Multivariate covalent organic frameworks (COFs) are a desirable platform for synergizing consecutive and multistep photocatalytic energy conversion via inherent functional modules. However, with a variation in the multicomponents in COFs, the ordering of a layered structure is impaired or even disappears, leading to notably weakened photocatalytic performance, as well as the incomplete understanding of the structure-to-performance relationships of multivariate COFs. Herein, we adopt an organobase-modulated multicomponent aldimine reaction to synthesize a series of β-ketoenamine-linked multivariate COFs consisting of 1,3,5-triformylphloroglucinol (Tp) as a fixed node and dual-component containing tertiary phenyl (TP) and benzothiadiazole-derived (BT) units as a tailored strut. The various Tp(BT_xTP_1−x)-COFs maintain high crystallinity and porosity and enable the sophisticated regulation of optical bandgaps and energy band positions by simply varying the feed amounts of the two amine species. More interestingly, the multivariate COFs facilitate exciton dissociation and free charge generation by virtue of the strong electron-deficient BT moiety as an acceptor.
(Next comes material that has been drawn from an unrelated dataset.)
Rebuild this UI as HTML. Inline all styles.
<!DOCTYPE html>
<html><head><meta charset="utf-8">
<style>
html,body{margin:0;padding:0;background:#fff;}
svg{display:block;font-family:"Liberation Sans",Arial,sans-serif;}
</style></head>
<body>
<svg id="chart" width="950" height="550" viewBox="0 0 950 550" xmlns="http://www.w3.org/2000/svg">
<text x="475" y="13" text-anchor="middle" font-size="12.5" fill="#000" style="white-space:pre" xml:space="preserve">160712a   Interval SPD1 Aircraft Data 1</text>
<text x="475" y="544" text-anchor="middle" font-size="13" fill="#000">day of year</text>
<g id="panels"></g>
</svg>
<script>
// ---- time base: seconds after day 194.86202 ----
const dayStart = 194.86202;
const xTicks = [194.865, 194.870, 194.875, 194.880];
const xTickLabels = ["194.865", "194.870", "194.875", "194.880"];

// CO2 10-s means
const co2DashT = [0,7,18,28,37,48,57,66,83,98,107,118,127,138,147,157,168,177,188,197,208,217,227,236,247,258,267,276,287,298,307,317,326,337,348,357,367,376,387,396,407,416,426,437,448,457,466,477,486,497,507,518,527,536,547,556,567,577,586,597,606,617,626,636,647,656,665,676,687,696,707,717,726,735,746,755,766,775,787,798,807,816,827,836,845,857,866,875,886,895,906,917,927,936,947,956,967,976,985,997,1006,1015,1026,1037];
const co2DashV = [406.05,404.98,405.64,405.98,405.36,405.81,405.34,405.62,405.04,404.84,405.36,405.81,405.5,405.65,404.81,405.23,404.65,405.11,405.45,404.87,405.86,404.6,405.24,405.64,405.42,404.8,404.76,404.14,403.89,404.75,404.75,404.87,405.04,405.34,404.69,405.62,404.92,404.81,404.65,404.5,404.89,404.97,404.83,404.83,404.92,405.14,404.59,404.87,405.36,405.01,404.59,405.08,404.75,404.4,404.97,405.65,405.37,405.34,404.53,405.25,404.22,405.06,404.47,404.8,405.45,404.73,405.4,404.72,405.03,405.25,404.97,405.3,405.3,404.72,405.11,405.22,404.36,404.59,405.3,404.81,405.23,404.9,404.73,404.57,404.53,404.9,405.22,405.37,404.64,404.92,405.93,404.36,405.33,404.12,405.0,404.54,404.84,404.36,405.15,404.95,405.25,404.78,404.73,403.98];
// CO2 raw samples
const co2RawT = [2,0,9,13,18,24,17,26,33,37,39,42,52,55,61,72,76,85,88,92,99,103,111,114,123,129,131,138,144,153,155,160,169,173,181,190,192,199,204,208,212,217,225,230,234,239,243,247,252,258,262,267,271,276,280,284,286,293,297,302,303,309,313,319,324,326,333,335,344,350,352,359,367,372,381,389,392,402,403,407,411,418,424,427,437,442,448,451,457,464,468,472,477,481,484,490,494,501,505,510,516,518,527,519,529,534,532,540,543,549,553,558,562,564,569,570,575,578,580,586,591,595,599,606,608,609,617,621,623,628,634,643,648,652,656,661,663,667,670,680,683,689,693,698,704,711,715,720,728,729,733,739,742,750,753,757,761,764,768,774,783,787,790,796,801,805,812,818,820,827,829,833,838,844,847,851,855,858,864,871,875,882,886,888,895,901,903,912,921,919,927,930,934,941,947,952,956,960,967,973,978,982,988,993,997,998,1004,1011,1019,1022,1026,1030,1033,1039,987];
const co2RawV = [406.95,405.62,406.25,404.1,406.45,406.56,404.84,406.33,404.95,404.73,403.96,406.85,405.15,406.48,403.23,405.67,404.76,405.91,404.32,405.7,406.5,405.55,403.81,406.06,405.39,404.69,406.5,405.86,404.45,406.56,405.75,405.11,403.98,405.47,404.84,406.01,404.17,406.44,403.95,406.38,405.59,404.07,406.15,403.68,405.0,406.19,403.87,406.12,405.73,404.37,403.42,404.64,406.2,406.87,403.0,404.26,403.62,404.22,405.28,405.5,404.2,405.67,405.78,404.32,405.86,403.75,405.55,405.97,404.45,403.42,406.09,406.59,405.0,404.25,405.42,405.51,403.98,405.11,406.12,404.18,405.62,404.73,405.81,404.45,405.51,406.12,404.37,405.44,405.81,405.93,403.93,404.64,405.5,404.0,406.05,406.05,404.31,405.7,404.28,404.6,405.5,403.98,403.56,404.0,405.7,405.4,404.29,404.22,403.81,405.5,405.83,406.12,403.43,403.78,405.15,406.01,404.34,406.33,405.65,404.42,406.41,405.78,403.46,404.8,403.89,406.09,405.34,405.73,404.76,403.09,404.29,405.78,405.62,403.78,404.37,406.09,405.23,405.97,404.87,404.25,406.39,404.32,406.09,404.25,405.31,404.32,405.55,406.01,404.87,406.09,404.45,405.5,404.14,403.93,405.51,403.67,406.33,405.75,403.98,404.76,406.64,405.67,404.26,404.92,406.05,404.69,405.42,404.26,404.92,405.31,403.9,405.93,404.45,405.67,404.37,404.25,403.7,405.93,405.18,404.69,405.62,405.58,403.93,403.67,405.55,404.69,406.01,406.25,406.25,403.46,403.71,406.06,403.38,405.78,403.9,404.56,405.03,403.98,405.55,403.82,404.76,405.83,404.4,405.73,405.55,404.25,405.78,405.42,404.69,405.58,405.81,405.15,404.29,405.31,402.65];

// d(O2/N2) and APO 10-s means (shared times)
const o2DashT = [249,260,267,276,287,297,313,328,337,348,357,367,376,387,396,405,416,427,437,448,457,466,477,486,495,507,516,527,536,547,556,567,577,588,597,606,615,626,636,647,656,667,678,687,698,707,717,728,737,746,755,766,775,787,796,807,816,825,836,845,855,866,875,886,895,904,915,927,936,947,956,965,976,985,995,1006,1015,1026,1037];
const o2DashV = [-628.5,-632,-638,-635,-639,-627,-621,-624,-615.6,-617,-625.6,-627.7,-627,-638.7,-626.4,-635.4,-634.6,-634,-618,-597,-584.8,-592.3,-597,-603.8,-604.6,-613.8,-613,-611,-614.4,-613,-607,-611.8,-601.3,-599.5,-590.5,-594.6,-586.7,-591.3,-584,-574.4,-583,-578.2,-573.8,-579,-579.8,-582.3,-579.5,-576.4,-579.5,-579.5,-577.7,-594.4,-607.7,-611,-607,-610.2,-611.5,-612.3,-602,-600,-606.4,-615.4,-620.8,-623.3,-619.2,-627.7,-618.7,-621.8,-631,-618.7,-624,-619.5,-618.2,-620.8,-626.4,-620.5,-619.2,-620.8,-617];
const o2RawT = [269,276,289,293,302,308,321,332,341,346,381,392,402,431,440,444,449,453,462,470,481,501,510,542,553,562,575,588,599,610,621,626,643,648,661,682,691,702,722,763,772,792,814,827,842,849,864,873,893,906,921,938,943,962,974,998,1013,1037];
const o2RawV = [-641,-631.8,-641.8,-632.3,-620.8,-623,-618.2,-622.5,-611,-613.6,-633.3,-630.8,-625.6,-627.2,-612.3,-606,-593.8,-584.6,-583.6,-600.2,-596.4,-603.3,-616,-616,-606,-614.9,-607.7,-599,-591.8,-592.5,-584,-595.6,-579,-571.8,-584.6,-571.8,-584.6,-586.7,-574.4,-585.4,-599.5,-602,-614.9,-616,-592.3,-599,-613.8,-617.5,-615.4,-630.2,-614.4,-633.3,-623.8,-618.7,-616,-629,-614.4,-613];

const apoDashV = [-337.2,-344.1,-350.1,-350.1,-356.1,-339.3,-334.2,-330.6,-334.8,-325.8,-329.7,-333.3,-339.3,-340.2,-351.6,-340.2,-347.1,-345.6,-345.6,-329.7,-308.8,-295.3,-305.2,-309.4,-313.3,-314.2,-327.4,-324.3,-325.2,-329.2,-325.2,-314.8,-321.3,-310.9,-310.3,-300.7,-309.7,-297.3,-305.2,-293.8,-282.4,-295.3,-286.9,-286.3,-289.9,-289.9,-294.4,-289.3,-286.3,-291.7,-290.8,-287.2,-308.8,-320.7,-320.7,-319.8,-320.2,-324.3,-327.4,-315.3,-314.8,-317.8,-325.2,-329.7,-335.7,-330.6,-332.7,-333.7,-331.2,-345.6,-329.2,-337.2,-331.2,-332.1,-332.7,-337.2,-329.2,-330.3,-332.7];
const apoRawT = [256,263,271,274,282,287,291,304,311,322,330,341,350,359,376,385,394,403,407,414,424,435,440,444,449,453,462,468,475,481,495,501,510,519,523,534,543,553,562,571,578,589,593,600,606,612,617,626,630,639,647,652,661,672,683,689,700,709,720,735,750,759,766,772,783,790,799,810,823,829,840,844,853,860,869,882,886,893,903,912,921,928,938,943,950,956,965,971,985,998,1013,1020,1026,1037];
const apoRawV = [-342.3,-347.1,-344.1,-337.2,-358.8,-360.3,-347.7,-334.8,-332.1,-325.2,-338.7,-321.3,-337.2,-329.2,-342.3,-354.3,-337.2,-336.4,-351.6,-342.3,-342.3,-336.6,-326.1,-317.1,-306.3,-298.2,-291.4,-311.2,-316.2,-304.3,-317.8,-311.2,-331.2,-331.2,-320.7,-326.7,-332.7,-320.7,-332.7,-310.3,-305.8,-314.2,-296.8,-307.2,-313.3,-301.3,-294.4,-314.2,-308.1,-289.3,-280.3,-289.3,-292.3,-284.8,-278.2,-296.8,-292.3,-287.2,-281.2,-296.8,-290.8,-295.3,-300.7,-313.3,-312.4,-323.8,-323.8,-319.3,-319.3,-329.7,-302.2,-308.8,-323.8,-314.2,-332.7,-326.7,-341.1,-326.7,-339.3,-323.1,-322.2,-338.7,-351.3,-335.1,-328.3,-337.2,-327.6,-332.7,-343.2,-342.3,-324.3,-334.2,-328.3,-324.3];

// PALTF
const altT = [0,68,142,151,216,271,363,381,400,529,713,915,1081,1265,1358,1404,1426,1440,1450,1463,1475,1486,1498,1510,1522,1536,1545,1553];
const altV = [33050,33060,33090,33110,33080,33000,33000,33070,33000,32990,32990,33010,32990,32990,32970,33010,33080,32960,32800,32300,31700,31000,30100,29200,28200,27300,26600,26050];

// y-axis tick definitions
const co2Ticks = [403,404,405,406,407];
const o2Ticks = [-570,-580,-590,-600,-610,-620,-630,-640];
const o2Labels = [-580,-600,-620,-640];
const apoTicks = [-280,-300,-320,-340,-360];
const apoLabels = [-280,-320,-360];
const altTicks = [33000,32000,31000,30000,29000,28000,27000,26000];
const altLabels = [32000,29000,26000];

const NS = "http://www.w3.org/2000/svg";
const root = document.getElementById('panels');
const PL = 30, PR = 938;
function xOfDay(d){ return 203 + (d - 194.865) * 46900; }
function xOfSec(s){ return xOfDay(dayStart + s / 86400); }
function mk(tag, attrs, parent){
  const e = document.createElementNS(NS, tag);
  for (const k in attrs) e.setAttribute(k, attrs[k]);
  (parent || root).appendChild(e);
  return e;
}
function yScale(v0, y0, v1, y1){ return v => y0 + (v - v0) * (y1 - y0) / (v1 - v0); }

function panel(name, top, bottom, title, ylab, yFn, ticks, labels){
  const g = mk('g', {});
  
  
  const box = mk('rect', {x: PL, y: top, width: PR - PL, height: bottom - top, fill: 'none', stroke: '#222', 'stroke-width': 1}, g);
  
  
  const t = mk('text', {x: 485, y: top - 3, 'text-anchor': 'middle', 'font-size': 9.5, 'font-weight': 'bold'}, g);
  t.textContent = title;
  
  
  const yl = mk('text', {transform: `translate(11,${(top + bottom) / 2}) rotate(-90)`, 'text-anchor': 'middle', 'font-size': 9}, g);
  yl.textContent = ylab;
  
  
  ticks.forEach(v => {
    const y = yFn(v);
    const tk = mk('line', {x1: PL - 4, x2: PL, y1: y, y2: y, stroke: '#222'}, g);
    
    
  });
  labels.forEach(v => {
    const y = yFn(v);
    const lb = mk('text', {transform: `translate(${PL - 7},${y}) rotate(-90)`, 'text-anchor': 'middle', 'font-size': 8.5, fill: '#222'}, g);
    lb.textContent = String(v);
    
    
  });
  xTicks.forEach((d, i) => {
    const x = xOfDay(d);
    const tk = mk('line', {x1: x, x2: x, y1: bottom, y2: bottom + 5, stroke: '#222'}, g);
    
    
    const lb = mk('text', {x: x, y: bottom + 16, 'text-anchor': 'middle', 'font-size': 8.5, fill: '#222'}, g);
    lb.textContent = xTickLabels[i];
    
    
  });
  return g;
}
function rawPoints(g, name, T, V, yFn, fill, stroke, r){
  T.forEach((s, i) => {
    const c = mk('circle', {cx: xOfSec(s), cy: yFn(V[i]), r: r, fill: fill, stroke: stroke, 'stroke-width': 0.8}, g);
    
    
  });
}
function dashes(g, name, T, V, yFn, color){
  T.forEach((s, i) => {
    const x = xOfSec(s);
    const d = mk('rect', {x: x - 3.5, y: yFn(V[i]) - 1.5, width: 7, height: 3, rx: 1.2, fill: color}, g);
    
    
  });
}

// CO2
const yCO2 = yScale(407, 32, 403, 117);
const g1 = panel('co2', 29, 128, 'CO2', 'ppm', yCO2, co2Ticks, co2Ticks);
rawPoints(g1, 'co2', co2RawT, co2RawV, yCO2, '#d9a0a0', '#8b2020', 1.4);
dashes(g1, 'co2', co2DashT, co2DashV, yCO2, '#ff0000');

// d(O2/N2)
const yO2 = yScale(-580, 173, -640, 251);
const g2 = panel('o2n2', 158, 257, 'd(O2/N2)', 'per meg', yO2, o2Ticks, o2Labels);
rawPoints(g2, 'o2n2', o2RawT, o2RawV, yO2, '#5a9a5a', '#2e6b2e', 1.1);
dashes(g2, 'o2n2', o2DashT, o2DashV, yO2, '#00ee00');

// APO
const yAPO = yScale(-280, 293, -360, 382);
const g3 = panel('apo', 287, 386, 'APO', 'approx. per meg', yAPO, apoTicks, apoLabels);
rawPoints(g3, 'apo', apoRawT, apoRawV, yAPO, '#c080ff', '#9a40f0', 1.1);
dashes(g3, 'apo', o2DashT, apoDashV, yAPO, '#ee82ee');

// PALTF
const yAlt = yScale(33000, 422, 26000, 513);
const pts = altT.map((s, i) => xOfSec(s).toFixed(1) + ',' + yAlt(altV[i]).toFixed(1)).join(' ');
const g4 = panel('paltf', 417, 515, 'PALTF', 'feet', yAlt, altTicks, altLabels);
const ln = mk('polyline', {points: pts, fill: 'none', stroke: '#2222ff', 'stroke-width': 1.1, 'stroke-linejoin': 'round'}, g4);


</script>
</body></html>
In visible photocatalytic water splitting measurements, the maximum hydrogen evolution rate is achieved by a multivariate COF containing 5 mol% of the BT component, reaching as high as 9839 μmol g⁻¹ h⁻¹, which is much higher than those of the parent COFs. With an increase in the BT moiety in the multicomponent skeletons, continuously declining performances are observed. It is likely that BT-induced excimer formation within the coaxial stacking layers may suppress the long-distance exciton diffusion towards the catalytic sites for the charge-carrier-triggered redox reaction. Our work opens up a promising route to modulate the photophysical properties of COFs via a facile bottom-up multicomponent design and sheds light on the structure-to-activity relationships of multivariate COFs in terms of their visible photocatalytic hydrogen evolution.